AVAILABLE DATA:
----------

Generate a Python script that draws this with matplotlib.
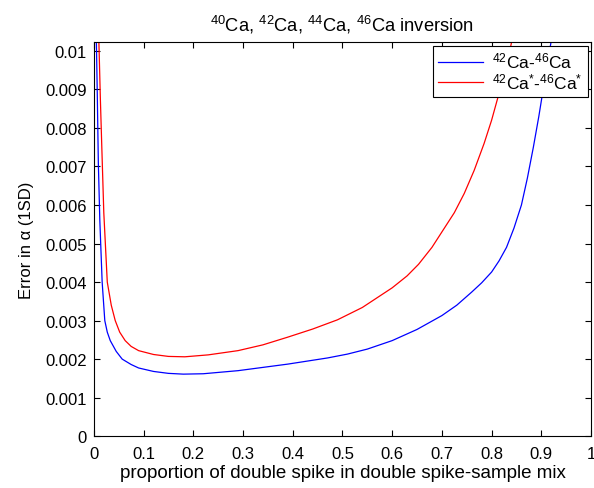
import numpy as np
import matplotlib
matplotlib.use("Agg")
import matplotlib.pyplot as plt

plt.rcParams['font.family'] = ['Liberation Sans', 'DejaVu Sans']
plt.rcParams['mathtext.fontset'] = 'custom'
plt.rcParams['mathtext.rm'] = 'Liberation Sans'
plt.rcParams['mathtext.it'] = 'Liberation Sans:italic'

# 42Ca-46Ca spike (blue)
blue_x = [0.005, 0.007, 0.009, 0.012, 0.0167, 0.022, 0.027, 0.033, 0.045, 0.057, 0.075,
          0.09, 0.12, 0.15, 0.18, 0.22, 0.29, 0.39, 0.47, 0.51, 0.55, 0.6, 0.65, 0.7,
          0.73, 0.76, 0.78, 0.8, 0.815, 0.83, 0.845, 0.86, 0.872, 0.884, 0.895, 0.905, 0.915, 0.922]
blue_y = [0.0103, 0.0088, 0.0071, 0.0056, 0.0040, 0.0030, 0.0027, 0.00248, 0.0022, 0.0020, 0.00186,
          0.00177, 0.00168, 0.00163, 0.00161, 0.00162, 0.0017, 0.00187, 0.00203, 0.00213, 0.00226, 0.00248, 0.00277, 0.00313,
          0.0034, 0.00374, 0.00398, 0.00426, 0.00455, 0.0049, 0.0054, 0.006, 0.0067, 0.0075, 0.0083, 0.0091, 0.0099, 0.0104]

# 42Ca*-46Ca* spike (red)
red_x = [0.01, 0.013, 0.016, 0.02, 0.027, 0.035, 0.043, 0.052, 0.063, 0.075, 0.09, 0.12, 0.15, 0.183,
         0.23, 0.29, 0.34, 0.39, 0.44, 0.49, 0.54, 0.6, 0.63, 0.653, 0.68, 0.705,
         0.725, 0.745, 0.765, 0.785, 0.8, 0.815, 0.83, 0.843]
red_y = [0.0103, 0.0088, 0.0075, 0.0058, 0.0040, 0.0034, 0.0030, 0.0027, 0.00248, 0.00233, 0.00222, 0.00212, 0.00207, 0.00206,
         0.00211, 0.00222, 0.00237, 0.00257, 0.00278, 0.00302, 0.00334, 0.00385, 0.00416, 0.00446, 0.0049, 0.0054,
         0.0058, 0.0063, 0.0069, 0.0076, 0.0082, 0.0089, 0.0096, 0.0104]

xticks = np.arange(0, 1.01, 0.1)
yticks = np.arange(0, 0.0101, 0.001)

fig = plt.figure(figsize=(5.94, 4.89), dpi=100)
ax = fig.add_axes([0.158, 0.106, 0.837, 0.806])

ax.plot(blue_x, blue_y, color='blue', lw=0.9, label=r'$^{42}$Ca-$^{46}$Ca')
ax.plot(red_x, red_y, color='red', lw=0.9, label=r'$^{42}$Ca$^{*}$-$^{46}$Ca$^{*}$')

ax.set_xlim(0, 1)
ax.set_ylim(0, 0.01023)
ax.set_xticks(xticks)
ax.set_xticklabels(['0', '0.1', '0.2', '0.3', '0.4', '0.5', '0.6', '0.7', '0.8', '0.9', '1'])
ax.set_yticks(yticks)
ax.set_yticklabels(['0'] + ['%.3f' % v for v in yticks[1:-1]] + ['0.01'])
ax.tick_params(direction='in', top=True, right=True, labelsize=12, length=4, width=0.8)
ax.tick_params(axis='x', pad=7)
ax.tick_params(axis='y', pad=5)
for s in ax.spines.values():
    s.set_linewidth(0.8)

ax.set_xlabel('proportion of double spike in double spike-sample mix', fontsize=13.5, labelpad=2)
ax.set_ylabel('Error in α (1SD)', fontsize=12, labelpad=8)
ax.set_title(r'$^{40}$Ca, $^{42}$Ca, $^{44}$Ca, $^{46}$Ca inversion', fontsize=13.2, pad=8)

leg = ax.legend(loc='upper right', fontsize=12.5, fancybox=False, edgecolor='black',
                framealpha=1, borderaxespad=0.2, handlelength=2.6, labelspacing=0.05,
                borderpad=0.3, handletextpad=0.5)
leg.get_frame().set_linewidth(0.8)

fig.savefig('out.png', dpi=100)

----------

PROBLEM TO WORK ON: Starting at the first line of the material, output exactly the lines up to and including the one with "plt.rcParams['mathtext.it'] = 'Liberation". Do not include the pictures.

RESULT FOR THIS EXERCISE:
Generate a Python script that draws this with matplotlib.
import numpy as np
import matplotlib
matplotlib.use("Agg")
import matplotlib.pyplot as plt

plt.rcParams['font.family'] = ['Liberation Sans', 'DejaVu Sans']
plt.rcParams['mathtext.fontset'] = 'custom'
plt.rcParams['mathtext.rm'] = 'Liberation Sans'
plt.rcParams['mathtext.it'] = 'Liberation Sans:italic'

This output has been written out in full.